Write out exactly the lines that run from the line containing "Reproduce this diagram with TikZ." through the line containing "(b4) at (331.5,635.5)"; both end lines belong to the answer.

— start of Available records —

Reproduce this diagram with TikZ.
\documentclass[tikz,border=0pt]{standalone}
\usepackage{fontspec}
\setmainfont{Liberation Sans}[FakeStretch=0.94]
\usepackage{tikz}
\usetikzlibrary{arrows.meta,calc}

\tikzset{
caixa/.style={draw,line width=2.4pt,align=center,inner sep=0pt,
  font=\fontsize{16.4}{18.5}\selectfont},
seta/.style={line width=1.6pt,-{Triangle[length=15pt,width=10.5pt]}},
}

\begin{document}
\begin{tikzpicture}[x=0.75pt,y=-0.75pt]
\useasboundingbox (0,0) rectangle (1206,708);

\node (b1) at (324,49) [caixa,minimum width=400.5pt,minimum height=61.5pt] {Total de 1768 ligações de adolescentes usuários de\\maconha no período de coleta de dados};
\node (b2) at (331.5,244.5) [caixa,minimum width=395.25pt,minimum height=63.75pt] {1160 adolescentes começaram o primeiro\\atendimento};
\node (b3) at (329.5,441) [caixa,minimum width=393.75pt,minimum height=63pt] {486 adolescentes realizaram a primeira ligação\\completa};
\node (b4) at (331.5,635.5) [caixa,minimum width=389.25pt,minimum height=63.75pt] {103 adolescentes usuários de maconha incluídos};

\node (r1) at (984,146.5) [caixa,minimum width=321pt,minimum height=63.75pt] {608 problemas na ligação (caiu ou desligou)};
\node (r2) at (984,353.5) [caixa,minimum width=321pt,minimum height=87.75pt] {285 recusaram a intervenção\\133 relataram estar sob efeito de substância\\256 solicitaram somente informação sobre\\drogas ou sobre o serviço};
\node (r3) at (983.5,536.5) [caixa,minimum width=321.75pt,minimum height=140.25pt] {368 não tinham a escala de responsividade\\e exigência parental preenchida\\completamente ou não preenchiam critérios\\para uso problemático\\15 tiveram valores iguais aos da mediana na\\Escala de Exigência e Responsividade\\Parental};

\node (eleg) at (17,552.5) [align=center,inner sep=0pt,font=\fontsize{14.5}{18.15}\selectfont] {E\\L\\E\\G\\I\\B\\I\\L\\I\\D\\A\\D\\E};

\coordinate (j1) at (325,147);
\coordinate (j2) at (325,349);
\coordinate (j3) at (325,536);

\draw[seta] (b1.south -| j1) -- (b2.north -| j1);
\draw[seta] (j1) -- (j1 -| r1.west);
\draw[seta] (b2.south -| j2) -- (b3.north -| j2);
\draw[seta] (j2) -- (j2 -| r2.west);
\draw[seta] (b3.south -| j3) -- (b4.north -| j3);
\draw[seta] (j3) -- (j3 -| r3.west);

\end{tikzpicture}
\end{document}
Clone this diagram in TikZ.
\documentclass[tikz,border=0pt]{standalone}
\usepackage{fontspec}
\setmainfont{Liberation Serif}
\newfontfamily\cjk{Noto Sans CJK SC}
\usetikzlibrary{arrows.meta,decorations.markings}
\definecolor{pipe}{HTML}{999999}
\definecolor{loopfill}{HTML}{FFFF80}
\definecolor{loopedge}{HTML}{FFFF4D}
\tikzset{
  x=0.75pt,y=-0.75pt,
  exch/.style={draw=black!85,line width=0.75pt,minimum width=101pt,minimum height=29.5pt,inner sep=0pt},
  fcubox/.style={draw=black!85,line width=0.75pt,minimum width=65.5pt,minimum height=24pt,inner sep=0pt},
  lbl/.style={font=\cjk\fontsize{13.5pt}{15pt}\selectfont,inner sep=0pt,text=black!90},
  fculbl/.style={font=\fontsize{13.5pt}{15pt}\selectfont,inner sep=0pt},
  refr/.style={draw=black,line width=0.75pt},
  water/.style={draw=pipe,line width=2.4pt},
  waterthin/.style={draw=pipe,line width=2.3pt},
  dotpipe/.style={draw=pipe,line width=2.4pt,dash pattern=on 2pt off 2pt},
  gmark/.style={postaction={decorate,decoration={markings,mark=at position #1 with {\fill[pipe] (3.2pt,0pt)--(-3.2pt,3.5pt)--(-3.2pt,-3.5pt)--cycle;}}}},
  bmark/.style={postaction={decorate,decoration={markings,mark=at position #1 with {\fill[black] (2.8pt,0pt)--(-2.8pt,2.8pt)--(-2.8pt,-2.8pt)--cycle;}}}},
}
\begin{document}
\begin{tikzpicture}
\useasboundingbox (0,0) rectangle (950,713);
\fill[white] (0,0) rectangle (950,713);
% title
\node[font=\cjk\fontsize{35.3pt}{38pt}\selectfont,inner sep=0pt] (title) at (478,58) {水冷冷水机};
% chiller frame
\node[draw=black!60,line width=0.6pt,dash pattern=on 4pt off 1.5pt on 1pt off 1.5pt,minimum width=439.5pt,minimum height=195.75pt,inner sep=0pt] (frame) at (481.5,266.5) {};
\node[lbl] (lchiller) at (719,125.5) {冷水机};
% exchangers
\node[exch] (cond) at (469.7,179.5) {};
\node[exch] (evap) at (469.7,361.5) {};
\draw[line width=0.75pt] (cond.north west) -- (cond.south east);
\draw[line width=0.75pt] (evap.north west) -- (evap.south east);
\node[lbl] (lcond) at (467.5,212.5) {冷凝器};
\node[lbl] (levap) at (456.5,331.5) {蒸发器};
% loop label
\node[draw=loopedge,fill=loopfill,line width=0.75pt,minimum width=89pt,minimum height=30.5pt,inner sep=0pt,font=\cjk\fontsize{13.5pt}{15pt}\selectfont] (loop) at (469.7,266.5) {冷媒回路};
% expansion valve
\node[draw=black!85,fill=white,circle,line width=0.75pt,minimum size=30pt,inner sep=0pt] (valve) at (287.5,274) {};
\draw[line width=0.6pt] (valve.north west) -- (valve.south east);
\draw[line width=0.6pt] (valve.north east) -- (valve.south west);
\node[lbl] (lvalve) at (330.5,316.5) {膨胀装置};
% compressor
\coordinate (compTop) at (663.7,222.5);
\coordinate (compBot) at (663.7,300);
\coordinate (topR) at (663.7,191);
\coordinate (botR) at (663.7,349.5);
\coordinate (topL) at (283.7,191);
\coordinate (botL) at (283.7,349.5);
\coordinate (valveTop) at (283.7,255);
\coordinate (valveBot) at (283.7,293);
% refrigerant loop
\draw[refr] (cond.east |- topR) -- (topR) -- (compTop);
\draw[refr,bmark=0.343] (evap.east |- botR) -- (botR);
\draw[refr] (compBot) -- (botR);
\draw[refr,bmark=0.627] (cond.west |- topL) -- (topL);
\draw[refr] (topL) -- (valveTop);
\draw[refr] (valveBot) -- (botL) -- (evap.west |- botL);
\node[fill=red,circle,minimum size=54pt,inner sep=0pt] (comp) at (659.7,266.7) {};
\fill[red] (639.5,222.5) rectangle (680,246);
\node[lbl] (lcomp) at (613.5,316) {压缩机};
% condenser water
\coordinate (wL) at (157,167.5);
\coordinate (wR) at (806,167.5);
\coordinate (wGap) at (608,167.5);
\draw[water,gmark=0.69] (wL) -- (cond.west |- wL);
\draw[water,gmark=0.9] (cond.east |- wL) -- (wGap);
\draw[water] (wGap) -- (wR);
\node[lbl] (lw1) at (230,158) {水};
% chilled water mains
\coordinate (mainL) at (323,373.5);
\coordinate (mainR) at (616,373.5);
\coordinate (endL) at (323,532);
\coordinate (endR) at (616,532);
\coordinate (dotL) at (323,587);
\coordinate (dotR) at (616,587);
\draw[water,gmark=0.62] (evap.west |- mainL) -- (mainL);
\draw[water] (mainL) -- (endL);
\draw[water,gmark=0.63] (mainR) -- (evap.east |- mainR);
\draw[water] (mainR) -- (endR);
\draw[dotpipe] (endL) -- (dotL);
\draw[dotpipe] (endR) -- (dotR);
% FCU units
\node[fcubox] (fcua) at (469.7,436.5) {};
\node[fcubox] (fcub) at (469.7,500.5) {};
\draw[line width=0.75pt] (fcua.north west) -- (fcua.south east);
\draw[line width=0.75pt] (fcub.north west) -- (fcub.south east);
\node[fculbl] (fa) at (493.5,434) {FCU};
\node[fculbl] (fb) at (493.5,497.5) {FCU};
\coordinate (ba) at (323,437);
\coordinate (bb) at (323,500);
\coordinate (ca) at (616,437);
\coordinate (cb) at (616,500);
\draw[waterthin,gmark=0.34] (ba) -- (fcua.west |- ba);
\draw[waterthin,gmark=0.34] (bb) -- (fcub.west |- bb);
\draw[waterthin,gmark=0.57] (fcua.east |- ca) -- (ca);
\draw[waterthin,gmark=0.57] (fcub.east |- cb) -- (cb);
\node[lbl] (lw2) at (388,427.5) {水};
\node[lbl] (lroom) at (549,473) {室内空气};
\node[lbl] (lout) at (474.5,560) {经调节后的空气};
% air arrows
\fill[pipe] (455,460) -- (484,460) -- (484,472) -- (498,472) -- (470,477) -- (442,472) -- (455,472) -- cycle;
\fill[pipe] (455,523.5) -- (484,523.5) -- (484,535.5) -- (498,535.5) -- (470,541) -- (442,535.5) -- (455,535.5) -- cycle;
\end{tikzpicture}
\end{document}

— end of Available records —
— start of Available records —

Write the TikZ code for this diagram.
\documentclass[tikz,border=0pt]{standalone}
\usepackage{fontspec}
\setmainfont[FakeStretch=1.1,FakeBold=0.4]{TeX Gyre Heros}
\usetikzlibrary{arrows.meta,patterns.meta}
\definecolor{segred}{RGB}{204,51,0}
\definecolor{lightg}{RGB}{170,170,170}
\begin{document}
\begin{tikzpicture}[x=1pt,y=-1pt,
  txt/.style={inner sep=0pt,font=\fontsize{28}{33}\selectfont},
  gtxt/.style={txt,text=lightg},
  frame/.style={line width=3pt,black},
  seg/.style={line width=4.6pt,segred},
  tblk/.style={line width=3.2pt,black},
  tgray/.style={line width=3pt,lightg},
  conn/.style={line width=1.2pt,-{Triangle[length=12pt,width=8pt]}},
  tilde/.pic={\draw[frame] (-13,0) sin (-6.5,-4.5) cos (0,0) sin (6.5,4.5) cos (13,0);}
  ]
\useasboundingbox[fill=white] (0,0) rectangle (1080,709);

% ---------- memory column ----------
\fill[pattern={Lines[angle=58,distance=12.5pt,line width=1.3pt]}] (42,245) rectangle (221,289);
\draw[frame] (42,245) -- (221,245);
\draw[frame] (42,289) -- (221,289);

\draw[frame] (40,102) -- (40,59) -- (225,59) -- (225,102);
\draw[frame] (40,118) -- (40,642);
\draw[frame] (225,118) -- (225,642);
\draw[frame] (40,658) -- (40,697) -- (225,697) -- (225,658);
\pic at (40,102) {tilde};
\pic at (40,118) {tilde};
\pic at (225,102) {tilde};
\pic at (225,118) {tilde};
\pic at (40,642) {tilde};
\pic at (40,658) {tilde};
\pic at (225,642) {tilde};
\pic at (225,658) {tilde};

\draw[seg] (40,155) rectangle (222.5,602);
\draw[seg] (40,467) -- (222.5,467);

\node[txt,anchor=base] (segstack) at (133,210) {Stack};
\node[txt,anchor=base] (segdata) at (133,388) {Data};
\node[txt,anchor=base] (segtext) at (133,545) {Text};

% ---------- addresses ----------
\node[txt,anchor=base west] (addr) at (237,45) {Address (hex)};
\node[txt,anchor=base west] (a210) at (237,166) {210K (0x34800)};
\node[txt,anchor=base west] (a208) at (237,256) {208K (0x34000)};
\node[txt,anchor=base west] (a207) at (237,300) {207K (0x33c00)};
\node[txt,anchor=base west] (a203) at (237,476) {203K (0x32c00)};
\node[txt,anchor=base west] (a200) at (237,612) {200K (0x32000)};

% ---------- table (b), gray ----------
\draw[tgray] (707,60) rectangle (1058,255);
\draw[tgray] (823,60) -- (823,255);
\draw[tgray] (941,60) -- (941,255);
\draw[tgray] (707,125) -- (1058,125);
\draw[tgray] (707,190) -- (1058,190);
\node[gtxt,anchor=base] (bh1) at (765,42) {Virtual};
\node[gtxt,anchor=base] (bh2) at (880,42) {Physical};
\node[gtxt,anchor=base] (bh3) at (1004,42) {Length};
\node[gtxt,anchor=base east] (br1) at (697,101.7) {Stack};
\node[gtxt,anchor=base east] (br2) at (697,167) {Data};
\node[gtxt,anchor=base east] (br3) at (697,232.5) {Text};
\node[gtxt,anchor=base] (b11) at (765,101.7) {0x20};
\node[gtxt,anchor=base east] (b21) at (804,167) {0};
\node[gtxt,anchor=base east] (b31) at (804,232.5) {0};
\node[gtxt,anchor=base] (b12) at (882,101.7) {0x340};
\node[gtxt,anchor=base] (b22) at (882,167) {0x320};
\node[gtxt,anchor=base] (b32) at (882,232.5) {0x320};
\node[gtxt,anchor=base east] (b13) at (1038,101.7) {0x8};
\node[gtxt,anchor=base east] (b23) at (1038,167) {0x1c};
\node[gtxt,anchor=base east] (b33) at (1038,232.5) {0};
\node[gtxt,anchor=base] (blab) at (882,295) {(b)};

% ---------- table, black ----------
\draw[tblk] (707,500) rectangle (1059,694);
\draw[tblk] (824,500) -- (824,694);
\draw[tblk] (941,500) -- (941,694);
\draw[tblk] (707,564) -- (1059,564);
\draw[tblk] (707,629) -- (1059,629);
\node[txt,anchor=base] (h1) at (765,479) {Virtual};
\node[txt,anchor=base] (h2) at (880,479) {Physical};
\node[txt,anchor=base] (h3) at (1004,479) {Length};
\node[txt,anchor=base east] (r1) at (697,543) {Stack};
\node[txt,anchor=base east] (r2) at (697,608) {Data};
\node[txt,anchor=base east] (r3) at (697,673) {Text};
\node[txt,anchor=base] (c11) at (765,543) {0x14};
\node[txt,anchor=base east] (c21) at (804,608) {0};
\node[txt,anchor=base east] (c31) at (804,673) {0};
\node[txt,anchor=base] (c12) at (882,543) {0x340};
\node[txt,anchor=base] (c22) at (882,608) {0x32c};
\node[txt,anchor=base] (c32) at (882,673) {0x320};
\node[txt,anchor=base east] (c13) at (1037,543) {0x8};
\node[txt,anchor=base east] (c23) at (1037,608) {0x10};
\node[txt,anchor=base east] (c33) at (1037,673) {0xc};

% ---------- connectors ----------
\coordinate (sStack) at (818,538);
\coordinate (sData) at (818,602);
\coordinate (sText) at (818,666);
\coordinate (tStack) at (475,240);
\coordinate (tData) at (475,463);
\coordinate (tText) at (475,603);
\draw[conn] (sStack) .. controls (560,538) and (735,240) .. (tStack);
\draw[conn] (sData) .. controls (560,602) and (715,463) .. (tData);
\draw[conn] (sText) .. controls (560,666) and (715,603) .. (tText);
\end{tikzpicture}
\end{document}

— end of Available records —
— start of Available records —

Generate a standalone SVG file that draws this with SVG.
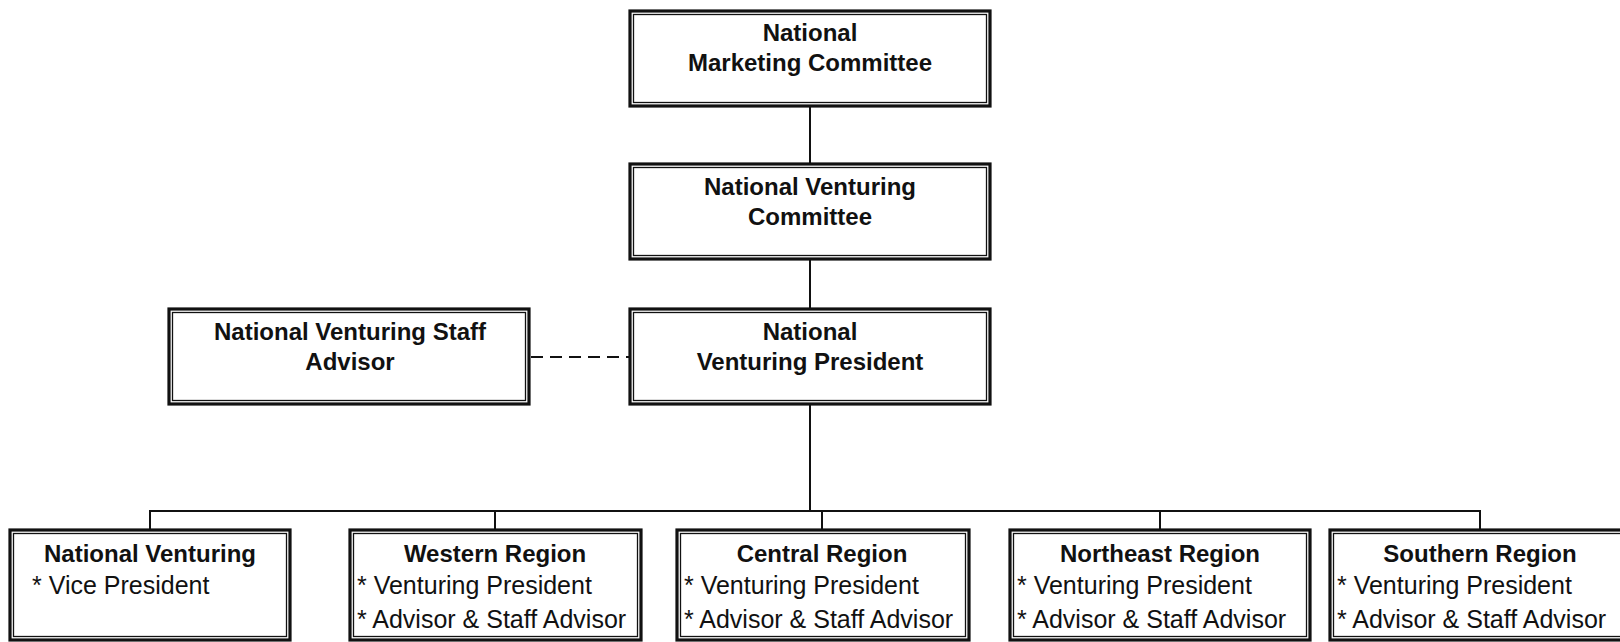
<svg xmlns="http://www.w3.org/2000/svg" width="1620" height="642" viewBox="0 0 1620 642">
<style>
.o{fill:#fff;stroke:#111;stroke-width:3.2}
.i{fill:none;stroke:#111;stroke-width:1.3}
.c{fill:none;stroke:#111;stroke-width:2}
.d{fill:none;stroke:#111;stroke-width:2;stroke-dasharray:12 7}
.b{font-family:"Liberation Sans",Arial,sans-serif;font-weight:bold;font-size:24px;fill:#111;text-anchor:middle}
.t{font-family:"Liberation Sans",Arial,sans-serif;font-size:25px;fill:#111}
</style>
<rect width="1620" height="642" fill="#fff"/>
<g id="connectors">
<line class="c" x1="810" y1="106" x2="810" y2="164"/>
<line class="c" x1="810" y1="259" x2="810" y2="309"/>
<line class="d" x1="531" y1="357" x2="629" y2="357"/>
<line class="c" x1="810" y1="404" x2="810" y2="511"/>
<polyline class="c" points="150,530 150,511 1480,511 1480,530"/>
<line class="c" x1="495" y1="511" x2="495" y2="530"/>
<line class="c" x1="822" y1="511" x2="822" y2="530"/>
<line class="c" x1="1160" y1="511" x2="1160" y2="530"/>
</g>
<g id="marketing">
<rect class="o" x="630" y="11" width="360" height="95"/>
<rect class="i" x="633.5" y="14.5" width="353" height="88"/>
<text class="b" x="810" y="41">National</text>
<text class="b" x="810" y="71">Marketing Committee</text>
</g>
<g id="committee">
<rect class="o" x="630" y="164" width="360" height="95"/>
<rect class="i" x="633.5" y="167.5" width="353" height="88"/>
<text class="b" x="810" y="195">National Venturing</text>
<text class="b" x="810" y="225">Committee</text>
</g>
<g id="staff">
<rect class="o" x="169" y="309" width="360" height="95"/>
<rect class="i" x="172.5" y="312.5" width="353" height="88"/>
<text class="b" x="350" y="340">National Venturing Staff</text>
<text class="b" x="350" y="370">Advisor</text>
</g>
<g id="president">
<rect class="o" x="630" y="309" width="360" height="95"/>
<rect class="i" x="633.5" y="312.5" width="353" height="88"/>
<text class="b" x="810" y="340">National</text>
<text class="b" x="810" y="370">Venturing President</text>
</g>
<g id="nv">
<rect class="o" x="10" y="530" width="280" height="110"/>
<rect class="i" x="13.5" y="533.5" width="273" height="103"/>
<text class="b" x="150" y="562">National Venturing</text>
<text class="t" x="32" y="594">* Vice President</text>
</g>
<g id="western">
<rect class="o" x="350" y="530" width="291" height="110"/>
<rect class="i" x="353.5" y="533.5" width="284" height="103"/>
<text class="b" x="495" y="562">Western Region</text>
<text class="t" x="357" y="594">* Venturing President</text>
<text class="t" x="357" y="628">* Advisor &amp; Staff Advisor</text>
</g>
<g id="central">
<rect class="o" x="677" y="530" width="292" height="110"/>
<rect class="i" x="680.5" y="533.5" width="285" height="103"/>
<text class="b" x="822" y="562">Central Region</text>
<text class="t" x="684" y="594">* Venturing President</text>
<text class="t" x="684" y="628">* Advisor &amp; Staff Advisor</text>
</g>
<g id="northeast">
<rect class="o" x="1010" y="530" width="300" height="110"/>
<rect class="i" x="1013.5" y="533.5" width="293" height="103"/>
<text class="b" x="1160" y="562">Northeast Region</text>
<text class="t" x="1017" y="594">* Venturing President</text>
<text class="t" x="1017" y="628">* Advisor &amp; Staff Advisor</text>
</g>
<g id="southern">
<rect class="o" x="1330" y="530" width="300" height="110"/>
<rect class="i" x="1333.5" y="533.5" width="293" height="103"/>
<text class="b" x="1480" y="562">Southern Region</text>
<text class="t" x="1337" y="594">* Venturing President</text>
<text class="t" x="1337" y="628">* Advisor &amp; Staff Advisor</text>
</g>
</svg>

— end of Available records —

_Answer to this task_
Reproduce this diagram with TikZ.
\documentclass[tikz,border=0pt]{standalone}
\usepackage{fontspec}
\setmainfont{Liberation Sans}[FakeStretch=0.94]
\usepackage{tikz}
\usetikzlibrary{arrows.meta,calc}

\tikzset{
caixa/.style={draw,line width=2.4pt,align=center,inner sep=0pt,
  font=\fontsize{16.4}{18.5}\selectfont},
seta/.style={line width=1.6pt,-{Triangle[length=15pt,width=10.5pt]}},
}

\begin{document}
\begin{tikzpicture}[x=0.75pt,y=-0.75pt]
\useasboundingbox (0,0) rectangle (1206,708);

\node (b1) at (324,49) [caixa,minimum width=400.5pt,minimum height=61.5pt] {Total de 1768 ligações de adolescentes usuários de\\maconha no período de coleta de dados};
\node (b2) at (331.5,244.5) [caixa,minimum width=395.25pt,minimum height=63.75pt] {1160 adolescentes começaram o primeiro\\atendimento};
\node (b3) at (329.5,441) [caixa,minimum width=393.75pt,minimum height=63pt] {486 adolescentes realizaram a primeira ligação\\completa};
\node (b4) at (331.5,635.5) [caixa,minimum width=389.25pt,minimum height=63.75pt] {103 adolescentes usuários de maconha incluídos};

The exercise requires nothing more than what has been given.